Structure your pilot as follows:
- Scope: One query category — benefits FAQs and PTO policy questions are the most common starting points because they are high-volume, policy-defined, and low-escalation-risk.
- Duration: 60 days minimum. Less than 60 days is insufficient to capture query variation across a full payroll cycle, benefits enrollment window, or seasonal HR event.
- Measurement: Track all four metrics from Step 2 weekly. Do not wait for the pilot end date to review data — weekly review allows course corrections before the pilot period is exhausted.
- Escalation monitoring: Log every instance where the AI escalated to a human agent, and classify the escalation reason. Pattern analysis of escalation causes is the most valuable output of a pilot for improving AI training data and routing logic.
- Employee feedback: Deploy a two-question post-interaction survey — “Did you get the answer you needed?” and “How satisfied were you with this interaction?” — on every AI-handled query during the pilot. This gives you real satisfaction data, not inferred satisfaction.
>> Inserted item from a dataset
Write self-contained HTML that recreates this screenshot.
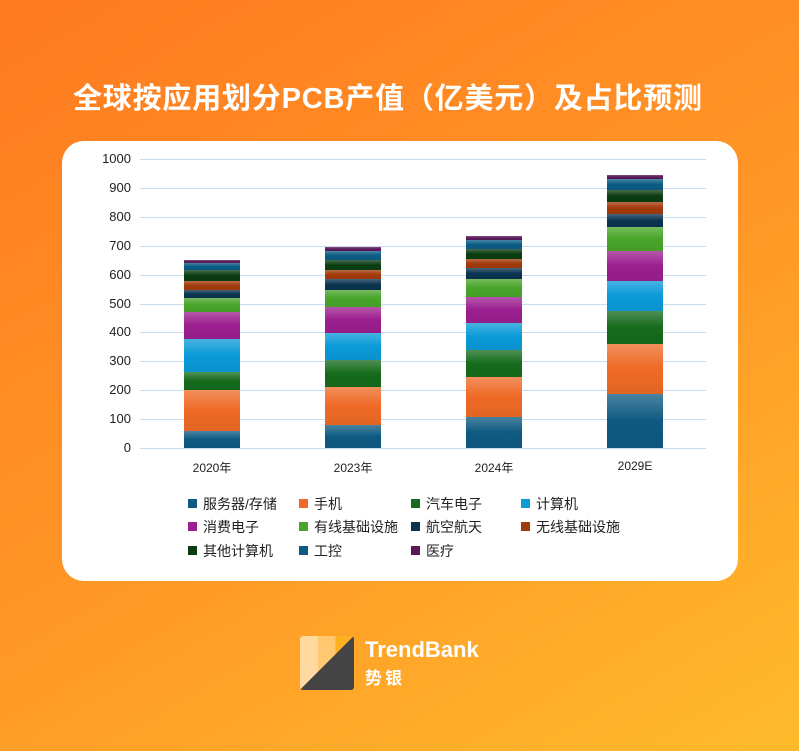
<!DOCTYPE html>
<html><head><meta charset="utf-8"><style>
*{margin:0;padding:0;box-sizing:border-box}
body{width:799px;height:751px;overflow:hidden;font-family:"Liberation Sans","Noto Sans CJK SC",sans-serif;background:linear-gradient(150deg,#ff7a20 0%,#ff9526 50%,#ffbb2c 100%);position:relative}
.title{position:absolute;left:73px;top:75px;color:#fff;font-size:29px;letter-spacing:0.8px;font-weight:bold;white-space:nowrap;font-family:"Liberation Sans","Noto Sans CJK SC",sans-serif}
.card{position:absolute;left:62px;top:141px;width:676px;height:440px;background:#fff;border-radius:22px}
.g{position:absolute;left:140px;width:566px;height:1px;background:#c9dcef}
.yl{position:absolute;width:40px;text-align:right;left:91px;font-size:13px;color:#222}
.seg{position:absolute;width:56px}
.xl{position:absolute;top:459px;font-size:12px;color:#222;width:80px;text-align:center}
.lg{position:absolute;font-size:14px;color:#222;white-space:nowrap}
.lg i{display:inline-block;width:9px;height:9px;margin-right:6px;vertical-align:1px}
</style></head><body>
<div class="title">全球按应用划分PCB产值（亿美元）及占比预测</div>
<div class="card"></div>
<div id="c"></div>
<div class="xl" style="left:172px">2020年</div>
<div class="xl" style="left:313px">2023年</div>
<div class="xl" style="left:454px">2024年</div>
<div class="xl" style="left:595px">2029E</div>
<div class="lg" style="left:188px;top:494px"><i style="background:#0e5a82"></i>服务器/存储</div>
<div class="lg" style="left:299px;top:494px"><i style="background:#ee6a25"></i>手机</div>
<div class="lg" style="left:411px;top:494px"><i style="background:#156b1c"></i>汽车电子</div>
<div class="lg" style="left:521px;top:494px"><i style="background:#0a9ad8"></i>计算机</div>
<div class="lg" style="left:188px;top:517px"><i style="background:#9b1f8e"></i>消费电子</div>
<div class="lg" style="left:299px;top:517px"><i style="background:#48a52a"></i>有线基础设施</div>
<div class="lg" style="left:411px;top:517px"><i style="background:#0b3450"></i>航空航天</div>
<div class="lg" style="left:521px;top:517px"><i style="background:#a23b0c"></i>无线基础设施</div>
<div class="lg" style="left:188px;top:541px"><i style="background:#0a3d12"></i>其他计算机</div>
<div class="lg" style="left:299px;top:541px"><i style="background:#0b5c84"></i>工控</div>
<div class="lg" style="left:411px;top:541px"><i style="background:#5a1a5a"></i>医疗</div>
<div style="position:absolute;left:300px;top:636px;width:54px;height:54px;border-radius:3px;overflow:hidden;background:linear-gradient(90deg,#ffd9a0 0 33%,#ffc870 33% 66%,#ffb020 66%)">
<div style="position:absolute;inset:0;background:linear-gradient(135deg,transparent 50%,#444 50%)"></div></div>
<div style="position:absolute;left:365px;top:637px;color:#fff;font-size:22px;font-weight:bold">TrendBank</div>
<div style="position:absolute;left:365px;top:664px;color:#fff;font-size:17px;font-weight:bold;letter-spacing:3px">势银</div>
<script>
var c=document.getElementById('c'),h='';
for(var i=0;i<=10;i++){var y=448-i*28.9;h+='<div class="g" style="top:'+Math.round(y)+'px"></div><div class="yl" style="top:'+Math.round(y-8)+'px">'+(i*100)+'</div>';}
var cols=['#0e5a82','#ee6a25','#156b1c','#0a9ad8','#9b1f8e','#48a52a','#0b3450','#a23b0c','#0a3d12','#0b5c84','#5a1a5a'];
var bars=[[184,[448,431,390,372,339,312,298,290,281,270,263,260]],
[325,[448,425,387,360,333,307,290,279,270,260,251,247]],
[466,[448,417,377,350,323,297,279,268,259,249,240,236]],
[607,[448,394,344,311,281,251,227,214,202,190,179,175]]];
bars.forEach(function(b){for(var k=0;k<11;k++){var t=b[1][k+1],bt=b[1][k];
h+='<div class="seg" style="left:'+b[0]+'px;top:'+t+'px;height:'+(bt-t)+'px;background:linear-gradient(180deg,rgba(255,255,255,.25),rgba(255,255,255,0) 50%,rgba(0,0,0,.05)),'+cols[k]+'"></div>';}});
c.innerHTML=h;
</script>
</body></html>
Pilot success threshold: if ticket deflection rate exceeds 35% on your target category and employee satisfaction holds within 10% of your baseline score, the platform is validated for category expansion. If either metric misses, investigate root cause before expanding scope. Avoiding the traps that derail pilots is covered in depth in the satellite on common HR AI implementation pitfalls.
Step 7 — Build Your Adoption and Change Management Plan Before Go-Live
A technically sound platform with poor adoption delivers near-zero ROI. Gartner consistently identifies user adoption as the primary failure mode in HR technology deployments — and AI tools introduce an additional layer of trust-building that traditional software does not require.
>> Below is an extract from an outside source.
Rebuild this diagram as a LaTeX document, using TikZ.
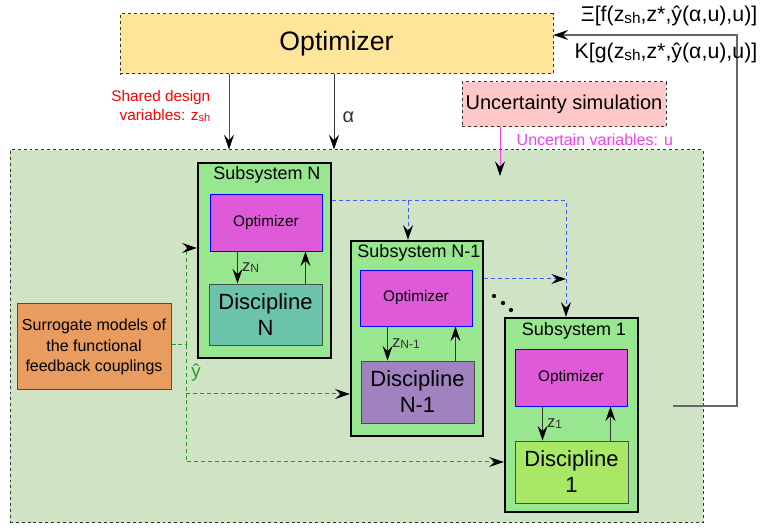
\documentclass[tikz,border=0pt]{standalone}
\usepackage{fontspec}
\setmainfont{Liberation Sans}
\usetikzlibrary{arrows.meta,fit}
\definecolor{optyellow}{HTML}{FFE599}
\definecolor{uncpink}{HTML}{FFC8C8}
\definecolor{regiongreen}{HTML}{D0E3C4}
\definecolor{subgreen}{HTML}{98E68F}
\definecolor{optmagenta}{HTML}{DE5AD9}
\definecolor{disteal}{HTML}{6CC3AC}
\definecolor{dispurple}{HTML}{A182C0}
\definecolor{dislime}{HTML}{A8E866}
\definecolor{surorange}{HTML}{E89C5F}
\definecolor{fbblue}{HTML}{4060F0}
\definecolor{fbgreen}{HTML}{22A022}
\definecolor{varmagenta}{HTML}{F040F0}
\newcommand{\lowsub}[1]{\raisebox{-0.15ex}{\scalebox{0.72}{#1}}}
\begin{document}
\begin{tikzpicture}[x=0.75pt,y=-0.75pt]
\tikzstyle{box} = [draw,rectangle,inner sep=0pt]
\tikzstyle{dashbox} = [box,draw=black!80,dash pattern=on 2.2pt off 2.2pt,line width=0.75pt]
\tikzstyle{subbox} = [box,fill=subgreen,line width=1.8pt]
\tikzstyle{innopt} = [box,fill=optmagenta,draw=blue,line width=0.7pt,label={[font=\fontsize{11.5}{13}\selectfont]center:Optimizer}]
\tikzstyle{disbox} = [box,draw=black!70,line width=0.7pt]
\tikzstyle{distext} = [align=center,font=\fontsize{16.5}{19.5}\selectfont]
\tikzstyle{title} = [font=\fontsize{13.5}{16}\selectfont]
\tikzstyle{zlab} = [right,font=\fontsize{12.5}{15}\selectfont,inner sep=3pt]
\tikzstyle{arr} = [-{Stealth[length=11pt,width=7.5pt,inset=4pt,black]}]
\tikzstyle{bluedash} = [fbblue,dash pattern=on 3pt off 2.2pt,line width=0.75pt]
\tikzstyle{greendash} = [fbgreen,dash pattern=on 3pt off 2.2pt,line width=0.75pt]

\useasboundingbox (0,0) rectangle (769,531);

% top level
\node[dashbox,fill=optyellow,fit={(120,14) (553,74)},label={[font=\fontsize{20}{24}\selectfont]center:Optimizer}] (opt) {};
\node[dashbox,fill=uncpink,fit={(462,82) (666,127)},label={[font=\fontsize{15}{18}\selectfont]center:Uncertainty simulation}] (unc) {};
\node[dashbox,fill=regiongreen,fit={(10,150) (703,523)}] (reg) {};

\coordinate (zx) at (229,0);
\coordinate (ax) at (334,0);
\coordinate (uend) at (500,176);
\draw[red,arr,line width=0.75pt] (opt.south -| zx) -- (reg.north -| zx);
\node[red,anchor=east,align=right,font=\fontsize{11.5}{14.3}\selectfont] (zlab) at (215,106) {Shared design\\variables: z\lowsub{sh}};
\draw[black!80,arr,line width=0.75pt] (opt.south -| ax) -- node[right,font=\fontsize{15}{18}\selectfont,inner sep=6pt,yshift=-4pt] {α} (reg.north -| ax);
\draw[varmagenta,arr,line width=0.75pt] (unc.south -| uend) -- (uend);
\node[varmagenta,anchor=west,font=\fontsize{12}{14}\selectfont] (ulab) at (512,140) {Uncertain variables: u};

% subsystems
\node[subbox,fit={(198,163) (331,358)}] (subN) {};
\node[subbox,fit={(351,241) (483,436)}] (subM) {};
\node[subbox,fit={(505,318) (638,512)}] (sub1) {};
\node[title] (tN) at (267,175) {Subsystem N};
\node[title] (tM) at (419,253) {Subsystem N-1};
\node[title] (t1) at (574,331) {Subsystem 1};
\node[innopt,fit={(210,194) (322,251)}] (optN) {};
\node[innopt,fit={(360,270) (472,326)}] (optM) {};
\node[innopt,fit={(515,349) (627,406)}] (opt1) {};
\node[disbox,fill=disteal,fit={(209,284) (322,345)},label={[distext]center:Discipline\\N}] (disN) {};
\node[disbox,fill=dispurple,fit={(361,361) (474,423)},label={[distext]center:Discipline\\N-1}] (disM) {};
\node[disbox,fill=dislime,fit={(515,441) (628,503)},label={[distext]center:Discipline\\1}] (dis1) {};

\foreach \s/\z in {N/N,M/N-1,1/1}{
  \draw[arr,black!80,line width=0.75pt] ([xshift=21pt]opt\s.south west) -- node[zlab] {z\lowsub{\z}} ([xshift=21pt]opt\s.south west |- dis\s.north);
  \draw[arr,black!80,line width=0.75pt] ([xshift=-12.75pt]opt\s.south east |- dis\s.north) -- ([xshift=-12.75pt]opt\s.south east);
}

% couplings between subsystems
\coordinate (bj) at (566,201);
\coordinate (bm) at (408,201);
\coordinate (bk) at (566,279);
\draw[bluedash,arr] (bj -| subN.east) -- (bj) -- (bj |- sub1.north);
\draw[bluedash,arr] (bm) -- (bm |- subM.north);
\draw[bluedash,arr] (bk -| subM.east) -- (bk);
\foreach \p in {(494,296),(503,303),(511,310)}
  \fill \p circle (1.6pt);

% surrogate feedback
\node[box,fill=surorange,draw=black!70,line width=0.75pt,fit={(17,304) (171,390)},label={[align=center,font=\fontsize{12}{15.4}\selectfont]center:Surrogate models of\\the functional\\feedback couplings}] (sur) {};
\coordinate (gy) at (186,345);
\coordinate (gt) at (186,248);
\coordinate (gm) at (186,394);
\coordinate (gb) at (186,462);
\draw[greendash] (sur.east |- gy) -- (gy);
\draw[greendash,arr] (gy) -- (gt) -- (gt -| subN.west);
\draw[greendash,arr] (gm) -- (gm -| subM.west);
\draw[greendash,arr] (gy) -- (gb) -- (gb -| sub1.west);
\node[fbgreen,font=\fontsize{14}{16}\selectfont] (yhat) at (196,373) {ŷ};

% objective and constraints back to the optimizer
\coordinate (fbs) at (673,406);
\coordinate (fbc) at (737,35);
\draw[black!60,arr,line width=0.8pt] (fbs) -| (fbc) -- (fbc -| opt.east);
\node[anchor=east,font=\fontsize{16}{19}\selectfont] (xilab) at (762,16) {Ξ[f(z\lowsub{sh},z*,ŷ(α,u),u)]};
\node[anchor=east,font=\fontsize{16}{19}\selectfont] (klab) at (762,53) {K[g(z\lowsub{sh},z*,ŷ(α,u),u)]};
\end{tikzpicture}
\end{document}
Build your adoption plan in parallel with vendor evaluation, not after deployment begins.
The plan must address four groups:
- HR staff: They need to understand that the AI handles repetitive queries so they can focus on higher-value work — not that the AI is replacing their judgment. Involve at least one HR staff member in the pilot design and measurement review. Ownership accelerates adoption.
- Employees: Communicate what the AI can and cannot do, how to escalate to a human, and what to expect from response time. Employees who encounter an AI without prior context report lower satisfaction regardless of response accuracy.
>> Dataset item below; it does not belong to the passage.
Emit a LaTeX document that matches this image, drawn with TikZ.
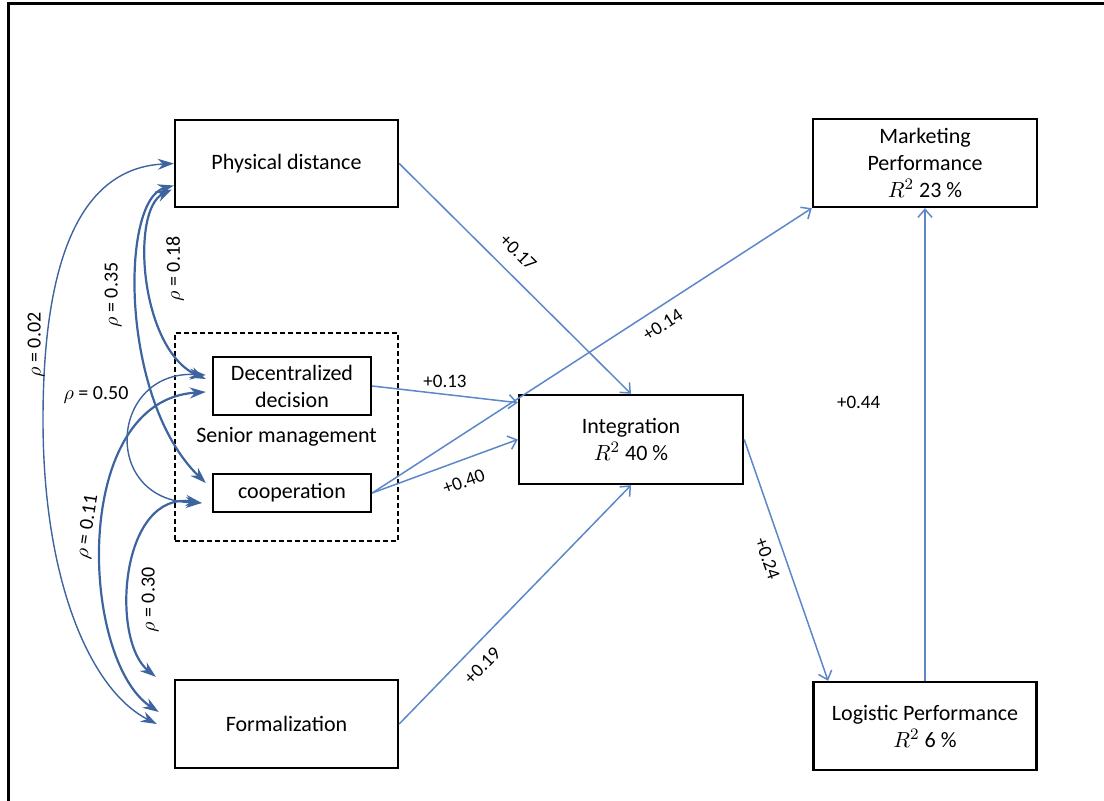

- Managers: Brief people managers on how the AI handles direct reports’ HR queries and what the escalation path looks like. Manager confidence in the system affects whether employees use it.
- IT and compliance: Confirm audit log access, data governance oversight process, and incident response protocol for AI-generated errors before go-live.
The full communication strategy framework is in the sibling satellite on communication plan for HR AI tool adoption.
How to Know It Worked: Verification Metrics at 30, 90, and 180 Days
Platform selection success is not confirmed at go-live. It is confirmed at three checkpoints post-deployment.
30 Days Post Go-Live
- Ticket deflection rate on piloted category is at or above pilot benchmark
- No escalation category has increased volume by more than 20% over baseline
- Employee satisfaction score is within 10% of pre-deployment baseline
- Integration data sync is functioning without manual intervention
90 Days Post Go-Live
- HR staff hours reclaimed per week are measurable and tracking toward projection
- AI response accuracy on expanded query categories is above 85% on first-contact resolution
- Employee satisfaction with HR service delivery has held or improved vs. pre-deployment baseline
- Escalation pattern analysis has informed at least one AI training data update
180 Days Post Go-Live
- ROI calculation is executable using real deflection volume, handle time, and staff cost data — compare against the targets set in Step 2
- Platform is deployed across at least three query categories
- Executive sponsor has received a one-page performance summary with before/after metrics and 12-month ROI projection
- Roadmap for next category expansion is approved and scheduled
Harvard Business Review research on digital transformation outcomes consistently shows that organizations that establish formal measurement cadences at 30, 90, and 180 days are significantly more likely to sustain performance gains beyond the first year.
Common Mistakes to Avoid
These are the most frequent selection errors observed across HR AI deployments — and the correction for each.
- Starting with vendor demos: Demos are designed to impress, not to reveal fit gaps. Complete your internal audit and requirements document first. Then demos become disqualifying exercises.
- Treating integration as a post-selection concern: Integration complexity is a selection criterion, not an implementation detail. If integration depth cannot be confirmed before contract signing, the risk belongs in the risk register — not in the implementation team’s backlog.
- Skipping the pilot: Full deployment without pilot data is a six-figure bet on a vendor’s benchmark claims. Pilots cost weeks and return months of operational confidence.
- Excluding HR staff from the evaluation: The people who will use the system daily have the clearest view of where it will and won’t work. Excluding them from vendor evaluation and pilot design is the fastest path to adoption failure.
- Activating AI before the automation spine is in place: AI judgment applied to an unstructured, unrouted workflow produces inconsistent outputs. Routing, escalation logic, and data sync must be operational first. This is the core sequencing principle in the the full AI for HR framework.
Platform selection done in this sequence — audit, metrics, integration, compliance, shortlist, pilot, adoption — produces decisions based on operational data rather than vendor momentum. The seven steps above are not a theoretical framework; they are the questions that separate HR leaders who report measurable outcomes at 180 days from those who are still troubleshooting integration issues at month three.